发生问题的时候,Tomcat的catalina.out里面,有下面的类似Error Log。
#
# A fatal error has been detected by the Java Runtime Environment:
#
# SIGSEGV (0xb) at pc=0x00007f85942f6e76, pid=1887, tid=0x00007f8592efa700
#
# JRE version: Java(TM) SE Runtime Environment (8.0_181-b13) (build 1.8.0_181-b13)
# Java VM: Java HotSpot(TM) 64-Bit Server VM (25.181-b13 mixed mode linux-amd64 compressed oops)
# Problematic frame:
# V [libjvm.so+0x5cae76] G1ParScanThreadState::copy_to_survivor_space(InCSetState, oopDesc*, markOopDesc*)+0x196
#
# Failed to write core dump. Core dumps have been disabled. To enable core dumping, try "ulimit -c unlimited" before starting Java again
#
# An error report file with more information is saved as:
# /tmp/hs_err_pid1887.log
[thread 140211673609984 also had an error]
#
# If you would like to submit a bug report, please visit:
# http://bugreport.java.com/bugreport/crash.jsp
#
我先是调查了一下我们写的代码和log文件,没发现任何问题。
Google了一下,感觉上时Java本身的Bug的可能性很高。
下面时检索到的,一些类似问题,其实很多人登录过,不过都没有解决。(2018/10时点)
- https://bugs.java.com/bugdatabase/view_bug.do?bug_id=8179505
- https://bugs.java.com/bugdatabase/view_bug.do?bug_id=8163536
- https://www.oracle.com/search/results?Ntt=G1ParScanThreadState%3A%3Acopy_to_survivor_space&Dy=1&Nty=1&cat=bugs&Ntk=S3
回答内容简单总结一下,
This kind of issues can be caused by any bug that corrupts heap memory.

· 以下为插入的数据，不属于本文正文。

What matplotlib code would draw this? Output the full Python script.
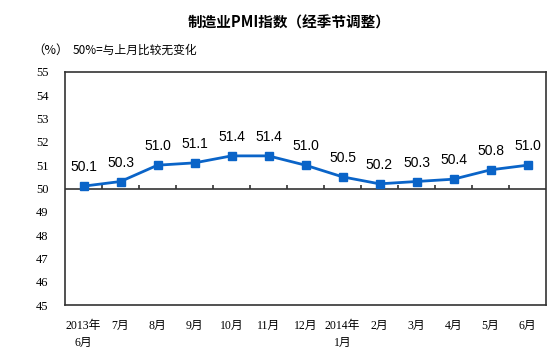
import matplotlib
matplotlib.use('Agg')
import matplotlib.pyplot as plt
import numpy as np

plt.rcParams['font.family'] = ['Liberation Serif', 'Noto Sans CJK SC', 'DejaVu Sans']

months = ['2013年\n6月', '7月', '8月', '9月', '10月', '11月', '12月',
          '2014年\n1月', '2月', '3月', '4月', '5月', '6月']
pmi = [50.1, 50.3, 51.0, 51.1, 51.4, 51.4, 51.0, 50.5, 50.2, 50.3, 50.4, 50.8, 51.0]
y_ticks = list(range(45, 56))

LINE_COLOR = '#0a64c8'

fig = plt.figure(figsize=(5.53, 3.64), dpi=100)
ax = fig.add_axes([65 / 553, 1 - 305 / 364, (546 - 65) / 553, (305 - 72) / 364])

x = np.arange(len(months))
ax.plot(x, pmi, color=LINE_COLOR, lw=2, marker='s', ms=5.5, zorder=3)
for xi, v in zip(x, pmi):
    ax.annotate('%.1f' % v, (xi, v), xytext=(0, 13.5), textcoords='offset points',
                ha='center', va='center', fontsize=10, family=['Liberation Sans'])

# 50线和分隔刻度
ax.axhline(50, color='#333333', lw=1.2, zorder=2)
ax.vlines(x[:-1] + 0.5, 50, 50.17, color='#333333', lw=1.2, zorder=2)

ax.set_xlim(-0.5, len(months) - 0.5)
ax.set_ylim(45, 55)
ax.set_yticks(y_ticks)
ax.set_yticklabels([str(t) for t in y_ticks], fontsize=9)
ax.set_xticks(x)
ax.set_xticklabels(months, fontsize=8.5, linespacing=1.5, va='top')
ax.tick_params(axis='y', length=0, pad=12)
ax.tick_params(axis='x', length=0, pad=11)
for s in ax.spines.values():
    s.set_color('#333333')
    s.set_linewidth(1.2)

fig.text(289 / 553, 1 - 23 / 364, '制造业PMI指数（经季节调整）', ha='center', va='center',
         fontsize=10.5, fontweight='bold', family=['Noto Sans CJK SC'])
fig.text(32 / 553, 1 - 50 / 364, '（%）', ha='left', va='center', fontsize=9,
         family=['Noto Sans CJK SC'])
fig.text(73 / 553, 1 - 50 / 364, '50%=与上月比较无变化', ha='left', va='center', fontsize=8.5,
         family=['Noto Sans CJK SC'])

fig.savefig('out.png', dpi=100)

It could be an issue with GC, with the compiler, with bad native code,
If you have strong reproducer kindly share with us. We will reproduce at our end and try to fix the issue.
继续Google,发现下面的一个博客,貌似跟G1GC有关系。
我们可客户的JVM设定,的确时用了G1GC。
-Xmx6144M -Xms6144M -Xss1024k -Djava.awt.headless=true -Dfile.encoding=UTF-8 -Xloggc:/opt/jakarta-tomcat/logs/gc_%p_%t.log -XX:+PrintGCDetails -XX:+PrintGCDateStamps -XX:+DisableExplicitGC -XX:+DoEscapeAnalysis -XX:MaxGCPauseMillis=50 -XX:-OptimizeStringConcat -XX:+PrintClassHistogramAfterFullGC -XX:+PrintClassHistogramBeforeFullGC -XX:+UseCompressedOops -XX:+UseG1GC
总结来说,出现类似的问题,应该时Java本身Bug的可能性非常高。